>> BEGIN

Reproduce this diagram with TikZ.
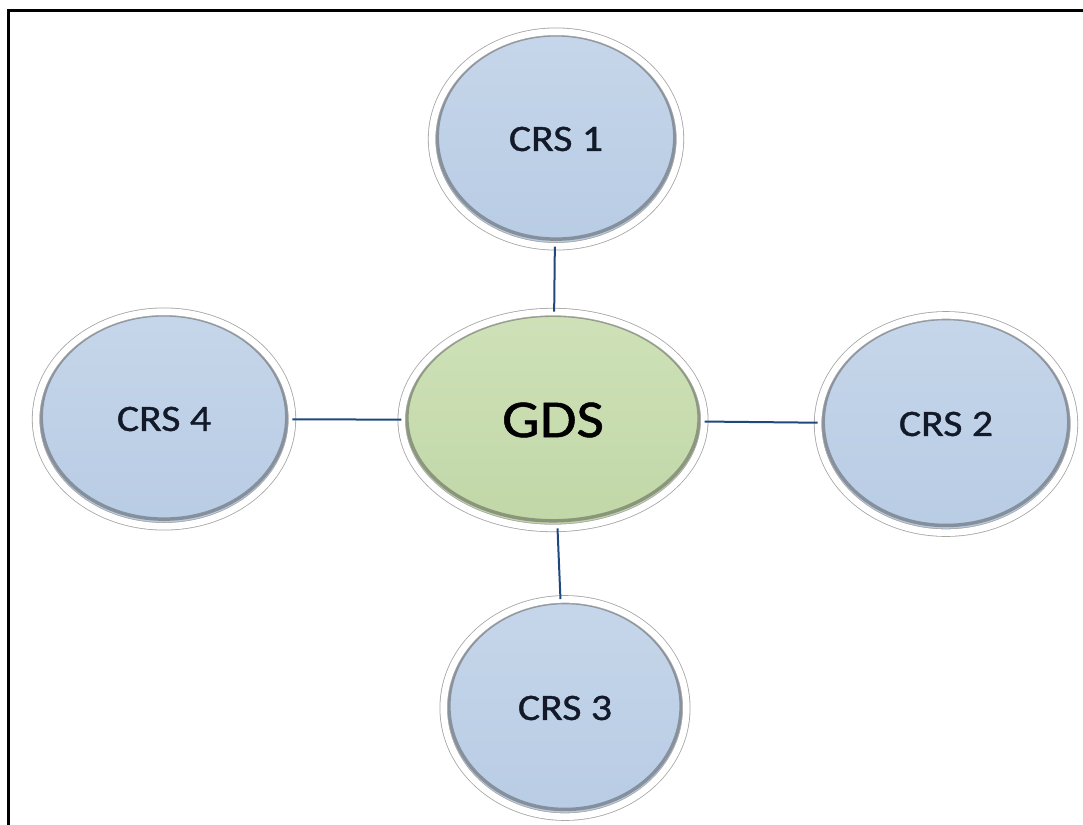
\documentclass[tikz,border=0pt]{standalone}
\usepackage{fontspec}
\setmainfont{Carlito}
\newfontfamily\labelfont{Carlito}[FakeBold=0.9]
\usetikzlibrary{shapes.geometric,shadows,calc}

\definecolor{crsfill}{RGB}{184,204,228}
\definecolor{crsfilltop}{RGB}{198,214,234}
\definecolor{gdsfill}{RGB}{193,215,167}
\definecolor{gdsfilltop}{RGB}{206,225,184}
\definecolor{linkblue}{RGB}{31,73,125}
\definecolor{labelnavy}{RGB}{18,26,42}
\definecolor{rimgray}{RGB}{165,165,165}
\definecolor{rimdark}{RGB}{70,70,70}

\tikzset{
  bubble/.style={ellipse, draw=rimgray, line width=0.6pt,
    double=white, double distance=5pt,
    drop shadow={opacity=0.2, shadow xshift=1.2pt, shadow yshift=-1.5pt},
    inner sep=0pt, text=labelnavy,
    path picture={
      % inner shading rim, heavier towards the bottom
      \draw[rimdark, line width=2.6pt, opacity=0.45]
        let \p1=($(path picture bounding box.north east)-(path picture bounding box.center)$)
        in ([yshift=1.5pt]path picture bounding box.center)
           ellipse [x radius={\x1-3.9pt}, y radius={\y1-3.9pt}];
    }},
  crs/.style={bubble, top color=crsfilltop, bottom color=crsfill,
    font=\labelfont\fontsize{28}{30}\selectfont},
  gds/.style={bubble, top color=gdsfilltop, bottom color=gdsfill,
    text=black, font=\labelfont\fontsize{40}{44}\selectfont},
  link/.style={draw=linkblue, line width=1.5pt},
  frame/.style={draw=black, line width=2.2pt}
}

\newcommand{\widen}[1]{\scalebox{1.12}[1]{#1}}

\begin{document}
\begin{tikzpicture}[x=0.75pt, y=-0.75pt]
  \useasboundingbox (0,0) rectangle (1083,825);
  \fill[white] (0,0) rectangle (1083,825);

  % outer frame: only the left and top edges fall inside the page
  \draw[frame] (8.5,825) -- (8.5,10.5) -- (1083,10.5);

  % bubbles
  \node[gds, minimum width=227pt, minimum height=162pt] (gds) at (553,420) {\widen{GDS}};
  \node[crs, minimum width=186pt, minimum height=161pt] (crs1) at (556,139) {\widen{CRS 1}};
  \node[crs, minimum width=192pt, minimum height=163pt] (crs2) at (946,424) {\widen{CRS 2}};
  \node[crs, minimum width=182pt, minimum height=163pt] (crs3) at (565,708) {\widen{CRS 3}};
  \node[crs, minimum width=192pt, minimum height=161pt] (crs4) at (164,419) {\widen{CRS 4}};

  % links from the hub to each station
  \draw[link] (crs1) -- (gds);
  \draw[link] (gds) -- (crs2);
  \draw[link] (gds) -- (crs3);
  \draw[link] (crs4) -- (gds);
\end{tikzpicture}
\end{document}
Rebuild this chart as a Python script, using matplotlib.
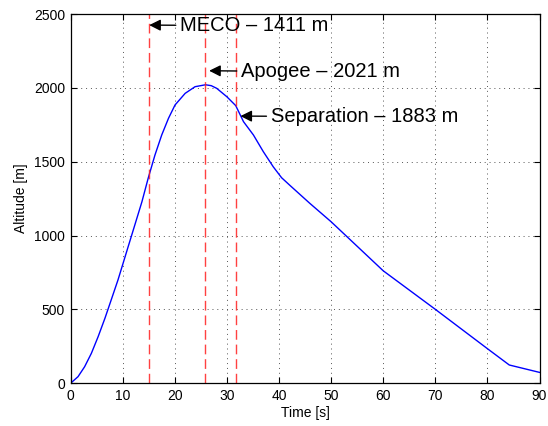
import matplotlib.pyplot as plt

# flight profile (time in s, altitude in m)
time_s = [0, 1.44, 2.7, 4.0, 5.3, 6.6, 7.8, 9.1, 10.1, 11.0, 12.0, 12.4, 13.7,
          14.9, 16.2, 17.5, 18.8, 20.05, 22.0, 23.9, 25.9, 27.0, 28.05, 30.0,
          31.7, 33.2, 35.1, 37.0, 38.9, 40.5, 42.1, 45.9, 50.0, 60.0, 70.0,
          80.1, 84.2, 90.0]
altitude_m = [0, 45, 112, 203, 316, 440, 564, 699, 814, 918, 1033, 1079, 1229,
              1388, 1545, 1681, 1794, 1884, 1963, 2008, 2021, 2015, 1997, 1940,
              1880, 1771, 1681, 1568, 1466, 1392, 1340, 1219, 1094, 762, 501,
              232, 124, 74]

events = ["MECO", "Apogee", "Separation"]
event_time = [15.06, 25.9, 31.7]
event_alt = [1411, 2021, 1883]
# where the arrow heads and labels sit
arrow_tip = [(15.1, 2425), (26.6, 2116), (32.6, 1809)]
label_pos = [(21.0, 2421), (32.7, 2109), (38.4, 1805)]

plt.rcParams['font.family'] = ['Liberation Sans', 'DejaVu Sans']

fig = plt.figure(figsize=(5.48, 4.26), dpi=100)
ax = fig.add_axes([0.1287, 0.1002, 0.8558, 0.8669])

ax.plot(time_s, altitude_m, color='#0000ff', lw=1.0)

for t in event_time:
    ax.axvline(t, color='#ff2020', lw=1.0, ls=(0, (7, 3.5)), alpha=0.85)

for name, alt, tip, pos in zip(events, event_alt, arrow_tip, label_pos):
    ax.annotate(f"{name} \u2013 {alt} m", xy=tip, xytext=pos,
                ha='left', va='center', fontsize=14.5,
                arrowprops=dict(arrowstyle='-|>', color='k', lw=1.0,
                                mutation_scale=17, shrinkA=1, shrinkB=0))

ax.set_xlim(0, 90)
ax.set_ylim(0, 2500)
ax.set_xticks(range(0, 91, 10))
ax.set_yticks(range(0, 2501, 500))
ax.grid(True, color='#555555', ls=(0, (1, 4)), lw=0.7)
ax.tick_params(direction='in', top=True, right=True, labelsize=10, length=4, pad=4)
for s in ax.spines.values():
    s.set_linewidth(0.9)

ax.set_xlabel("Time [s]", fontsize=10, labelpad=2)
ax.set_ylabel("Altitude [m]", fontsize=10, labelpad=4)

fig.savefig("out.png", dpi=100)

>> END

**Instruction**
Using the data above, copy each line that contains "this".

**Correct response**
Reproduce this diagram with TikZ.
Rebuild this chart as a Python script, using matplotlib.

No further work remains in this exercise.